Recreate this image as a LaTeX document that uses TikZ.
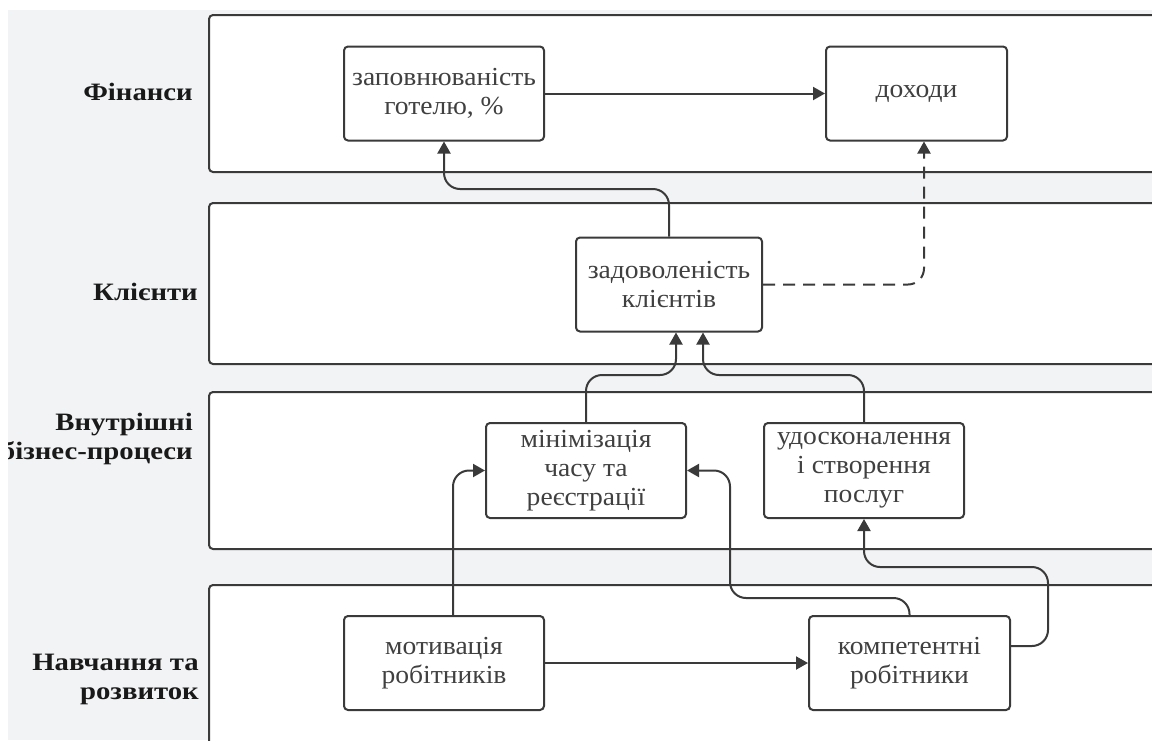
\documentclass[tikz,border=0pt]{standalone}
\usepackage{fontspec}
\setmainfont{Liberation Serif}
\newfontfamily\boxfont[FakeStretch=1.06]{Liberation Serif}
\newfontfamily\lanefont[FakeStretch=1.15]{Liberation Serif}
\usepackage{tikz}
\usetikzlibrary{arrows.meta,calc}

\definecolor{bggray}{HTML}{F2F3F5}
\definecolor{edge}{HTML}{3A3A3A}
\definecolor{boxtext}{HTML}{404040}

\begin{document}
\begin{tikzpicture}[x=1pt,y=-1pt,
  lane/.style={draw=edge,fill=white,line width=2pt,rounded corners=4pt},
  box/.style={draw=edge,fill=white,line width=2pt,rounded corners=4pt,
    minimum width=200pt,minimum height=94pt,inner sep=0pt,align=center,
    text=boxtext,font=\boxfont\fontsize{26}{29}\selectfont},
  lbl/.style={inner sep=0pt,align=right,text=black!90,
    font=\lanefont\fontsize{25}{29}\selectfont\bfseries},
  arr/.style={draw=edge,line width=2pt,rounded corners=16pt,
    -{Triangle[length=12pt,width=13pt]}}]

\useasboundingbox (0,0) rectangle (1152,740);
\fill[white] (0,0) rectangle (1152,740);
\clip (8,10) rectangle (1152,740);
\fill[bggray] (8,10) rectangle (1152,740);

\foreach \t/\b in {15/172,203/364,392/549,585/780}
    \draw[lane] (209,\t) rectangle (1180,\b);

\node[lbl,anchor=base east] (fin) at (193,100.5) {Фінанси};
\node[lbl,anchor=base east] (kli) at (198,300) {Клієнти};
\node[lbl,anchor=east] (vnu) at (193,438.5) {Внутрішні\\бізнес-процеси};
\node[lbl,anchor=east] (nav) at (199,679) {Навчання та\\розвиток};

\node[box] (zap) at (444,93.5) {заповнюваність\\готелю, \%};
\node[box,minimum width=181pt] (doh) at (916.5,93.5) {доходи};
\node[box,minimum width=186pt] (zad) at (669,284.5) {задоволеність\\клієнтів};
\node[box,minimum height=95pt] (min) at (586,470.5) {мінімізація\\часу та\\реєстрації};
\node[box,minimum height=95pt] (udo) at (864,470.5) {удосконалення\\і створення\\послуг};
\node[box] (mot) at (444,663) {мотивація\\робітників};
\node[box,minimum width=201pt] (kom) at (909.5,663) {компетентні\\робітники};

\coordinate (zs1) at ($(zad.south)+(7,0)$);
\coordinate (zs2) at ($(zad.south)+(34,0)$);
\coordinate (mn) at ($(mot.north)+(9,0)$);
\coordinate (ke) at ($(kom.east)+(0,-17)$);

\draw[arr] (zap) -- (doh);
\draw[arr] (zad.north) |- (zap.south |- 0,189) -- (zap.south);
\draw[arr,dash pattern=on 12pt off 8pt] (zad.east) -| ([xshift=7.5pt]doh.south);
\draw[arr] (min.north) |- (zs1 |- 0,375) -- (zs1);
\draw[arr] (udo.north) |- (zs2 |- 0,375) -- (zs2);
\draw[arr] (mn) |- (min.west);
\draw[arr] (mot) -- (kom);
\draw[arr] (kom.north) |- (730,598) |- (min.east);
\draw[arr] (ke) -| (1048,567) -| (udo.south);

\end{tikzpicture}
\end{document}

+ + + +

• **Task directions**
Restate the data above exactly, stripping out each image.

• **Solution to this problem**
Recreate this image as a LaTeX document that uses TikZ.
\documentclass[tikz,border=0pt]{standalone}
\usepackage{fontspec}
\setmainfont{Liberation Serif}
\newfontfamily\boxfont[FakeStretch=1.06]{Liberation Serif}
\newfontfamily\lanefont[FakeStretch=1.15]{Liberation Serif}
\usepackage{tikz}
\usetikzlibrary{arrows.meta,calc}

\definecolor{bggray}{HTML}{F2F3F5}
\definecolor{edge}{HTML}{3A3A3A}
\definecolor{boxtext}{HTML}{404040}

\begin{document}
\begin{tikzpicture}[x=1pt,y=-1pt,
  lane/.style={draw=edge,fill=white,line width=2pt,rounded corners=4pt},
  box/.style={draw=edge,fill=white,line width=2pt,rounded corners=4pt,
    minimum width=200pt,minimum height=94pt,inner sep=0pt,align=center,
    text=boxtext,font=\boxfont\fontsize{26}{29}\selectfont},
  lbl/.style={inner sep=0pt,align=right,text=black!90,
    font=\lanefont\fontsize{25}{29}\selectfont\bfseries},
  arr/.style={draw=edge,line width=2pt,rounded corners=16pt,
    -{Triangle[length=12pt,width=13pt]}}]

\useasboundingbox (0,0) rectangle (1152,740);
\fill[white] (0,0) rectangle (1152,740);
\clip (8,10) rectangle (1152,740);
\fill[bggray] (8,10) rectangle (1152,740);

\foreach \t/\b in {15/172,203/364,392/549,585/780}
    \draw[lane] (209,\t) rectangle (1180,\b);

\node[lbl,anchor=base east] (fin) at (193,100.5) {Фінанси};
\node[lbl,anchor=base east] (kli) at (198,300) {Клієнти};
\node[lbl,anchor=east] (vnu) at (193,438.5) {Внутрішні\\бізнес-процеси};
\node[lbl,anchor=east] (nav) at (199,679) {Навчання та\\розвиток};

\node[box] (zap) at (444,93.5) {заповнюваність\\готелю, \%};
\node[box,minimum width=181pt] (doh) at (916.5,93.5) {доходи};
\node[box,minimum width=186pt] (zad) at (669,284.5) {задоволеність\\клієнтів};
\node[box,minimum height=95pt] (min) at (586,470.5) {мінімізація\\часу та\\реєстрації};
\node[box,minimum height=95pt] (udo) at (864,470.5) {удосконалення\\і створення\\послуг};
\node[box] (mot) at (444,663) {мотивація\\робітників};
\node[box,minimum width=201pt] (kom) at (909.5,663) {компетентні\\робітники};

\coordinate (zs1) at ($(zad.south)+(7,0)$);
\coordinate (zs2) at ($(zad.south)+(34,0)$);
\coordinate (mn) at ($(mot.north)+(9,0)$);
\coordinate (ke) at ($(kom.east)+(0,-17)$);

\draw[arr] (zap) -- (doh);
\draw[arr] (zad.north) |- (zap.south |- 0,189) -- (zap.south);
\draw[arr,dash pattern=on 12pt off 8pt] (zad.east) -| ([xshift=7.5pt]doh.south);
\draw[arr] (min.north) |- (zs1 |- 0,375) -- (zs1);
\draw[arr] (udo.north) |- (zs2 |- 0,375) -- (zs2);
\draw[arr] (mn) |- (min.west);
\draw[arr] (mot) -- (kom);
\draw[arr] (kom.north) |- (730,598) |- (min.east);
\draw[arr] (ke) -| (1048,567) -| (udo.south);

\end{tikzpicture}
\end{document}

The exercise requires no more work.